Coordinator of Animal Welfare and Behavioral Husbandry

Sedgwick County Zoo

Personal Website

Email: katiehallphd@gmail.com

Research Interests: deception, cooperation, responses to inequity, Machiavellian Intelligence

Publications

Katie Hall

I'm currently a postdoctoral fellow at the Chicago Zoological Society's Brookfield Zoo, where I am coordinating a study on chimpanzee welfare at 15 AZA-accredited institutions. Partner institutions will collect behavioral and physiological data to validate the metrics on a welfare survey, and we anticipate that individual chimpanzees' welfare will improve as a result of fostering conversations about it.  Prior to my current position at Brookfield Zoo, I was a postdoctoral research fellow with Associate Professor Sarah Brosnan, in collaboration with Associate Professor Steve Schapiro at Michale E. Keeling Center for Comparative Medicine and Research of the UT/MD Anderson Cancer Center, TX. There I collected data for ongoing studies on non-human primates' responses to inequitable outcomes to determine the psychological mechanisms underlying the response to inequity; test whether personality and relationship quality affect individual variation in task response; and to evaluate responses across several genera to test whether the behavior is homologous or convergent within the primate lineage. During this postdoc, I studied chimpanzees, squirrel monkeys, and owl monkeys.

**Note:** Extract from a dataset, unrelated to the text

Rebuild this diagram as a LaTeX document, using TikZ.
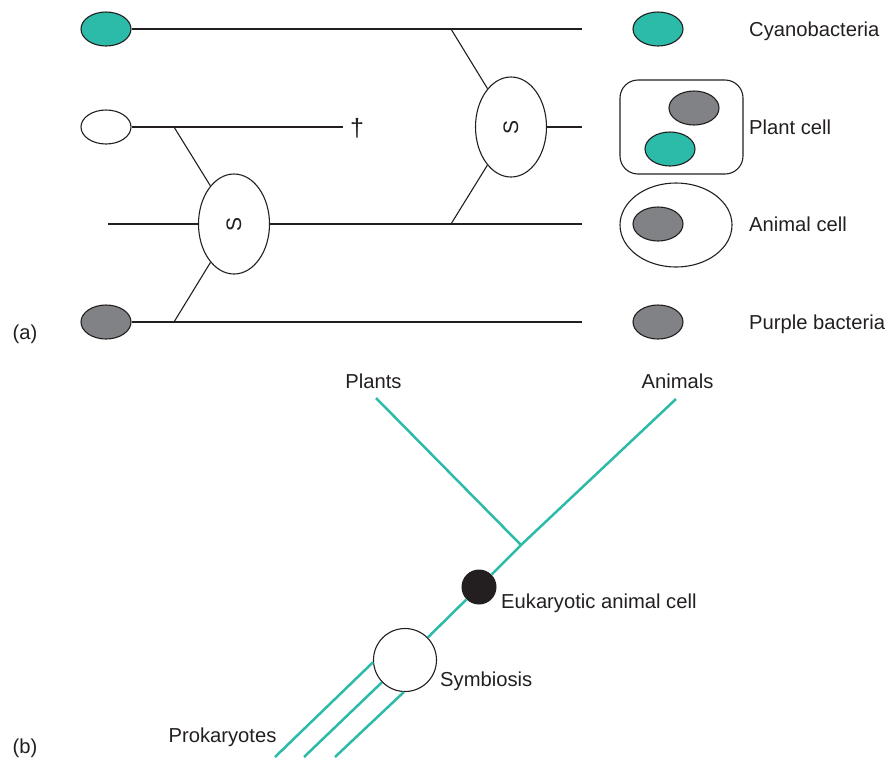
\documentclass[tikz,border=0pt]{standalone}
\usepackage{fontspec}
\setmainfont{Liberation Sans}
\usetikzlibrary{shapes.geometric}
\definecolor{tealc}{HTML}{2BBBA8}
\definecolor{greyc}{HTML}{808285}
\definecolor{txt}{HTML}{231F20}
\begin{document}
\begin{tikzpicture}[x=1pt,y=-1pt,
 cell/.style={ellipse,draw=txt,line width=1.1pt,minimum width=50pt,minimum height=34pt,inner sep=0},
 sbox/.style={ellipse,draw=txt,line width=1.1pt,fill=white,minimum width=71pt,minimum height=100pt,inner sep=0,text=txt,font=\fontsize{21}{21}\selectfont},
 ln/.style={draw=txt,line width=1.1pt},
 tl/.style={draw=tealc,line width=2.5pt},
 lab/.style={inner sep=0,text=txt,font=\fontsize{20.2}{21}\selectfont,text height=14.5pt,text depth=0pt},
 wlab/.style={lab,anchor=west}]
\useasboundingbox (0,0) rectangle (893,761);
% ---- (a) left cells
\node[cell,fill=tealc] (c1) at (106,29) {};
\node[cell,fill=white] (w1) at (106,127) {};
\node[cell,fill=greyc] (p1) at (106,322) {};
\node[sbox] (s1) at (234,224) {\rotatebox{90}{S}};
\node[sbox] (s2) at (511,127) {\rotatebox{90}{S}};
\coordinate (e1) at (582,29);
\coordinate (e2) at (343,127);
\coordinate (a0) at (108,224);
\coordinate (e3) at (582,224);
\coordinate (e4) at (582,322);
\coordinate (e5) at (582,127);
\coordinate (j1) at (174,127);
\coordinate (j2) at (174,322);
\coordinate (j3) at (451,29);
\coordinate (j4) at (451,224);
\draw[ln] (c1.east) -- (e1);
\draw[ln] (w1.east) -- (e2);
\draw[ln] (a0) -- (s1.west);
\draw[ln] (s1.east) -- (e3);
\draw[ln] (p1.east) -- (e4);
\draw[ln] (s2.east) -- (e5);
\draw[ln] (j1) -- (s1);
\draw[ln] (j2) -- (s1);
\draw[ln] (j3) -- (s2);
\draw[ln] (j4) -- (s2);
\node[inner sep=0,text=txt,font=\fontsize{25}{25}\selectfont] (dag) at (357,128) {†};
% ---- (a) right cells
\node[cell,fill=tealc] (c2) at (658,29) {};
\node[draw=txt,line width=1.1pt,rounded corners=18pt,minimum width=123pt,minimum height=94pt,inner sep=0] (plant) at (681.5,127) {};
\node[cell,fill=greyc] (pg) at (694,108) {};
\node[cell,fill=tealc] (pt) at (670,149) {};
\node[ellipse,draw=txt,line width=1.1pt,minimum width=112pt,minimum height=84pt,inner sep=0] (anim) at (676,225) {};
\node[cell,fill=greyc] (ag) at (658,224) {};
\node[cell,fill=greyc] (p2) at (658,322) {};
\node[wlab] (l1) at (749,29) {Cyanobacteria};
\node[wlab] (l2) at (749,127) {Plant cell};
\node[wlab] (l3) at (749,224) {Animal cell};
\node[wlab] (l4) at (749,322) {Purple bacteria};
\node[lab] (la) at (25,332) {(a)};
% ---- (b)
\coordinate (pl) at (376,398);
\coordinate (an) at (676,399);
\coordinate (jn) at (521,545);
\coordinate (q1) at (275,757);
\coordinate (q2) at (304,757);
\coordinate (q3) at (335,757);
\node[circle,fill=txt,minimum size=35pt,inner sep=0] (bk) at (479,587) {};
\node[circle,draw=txt,line width=1.1pt,fill=white,minimum size=63pt,inner sep=0] (sy) at (405,660) {};
\draw[tl] (pl) -- (jn);
\draw[tl] (an) -- (jn) -- (bk);
\draw[tl] (bk) -- (sy);
\draw[tl] (q1) -- (sy.184);
\draw[tl] (q2) -- (sy.224);
\draw[tl] (q3) -- (sy.268);
\node[lab] (lp) at (373.5,381) {Plants};
\node[lab] (lan) at (677.5,381) {Animals};
\node[lab] (lpr) at (222.5,735) {Prokaryotes};
\node[wlab] (le) at (501,601) {Eukaryotic animal cell};
\node[wlab] (ls) at (440,679) {Symbiosis};
\node[lab] (lb) at (25,746) {(b)};
\end{tikzpicture}
\end{document}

My PhD research, supervised by Professor Dick Byrne (University of St Andrews) in collaboration with Professor Frans de Waal (Emory University) was on chimpanzees' use of gaze following to modify their competitive tactics during an informed forager competition. I was particularly interested in instances of tactical deception and otherwise "Machiavellian" strategies, which are good places to look for evidence of second-order intentionality and theory-of-mind capacities. This work was inspired by a study on gaze ontogeny in bonobos, in which I took part as an undergraduate at UC San Diego. I have also been fortunate to be included as a research assistant on two field studies, on chimpanzee stress response to human impact in the forest in Uganda, and on the feeding ecology and behavioral flexibility of southern gentle lemurs in Madagascar.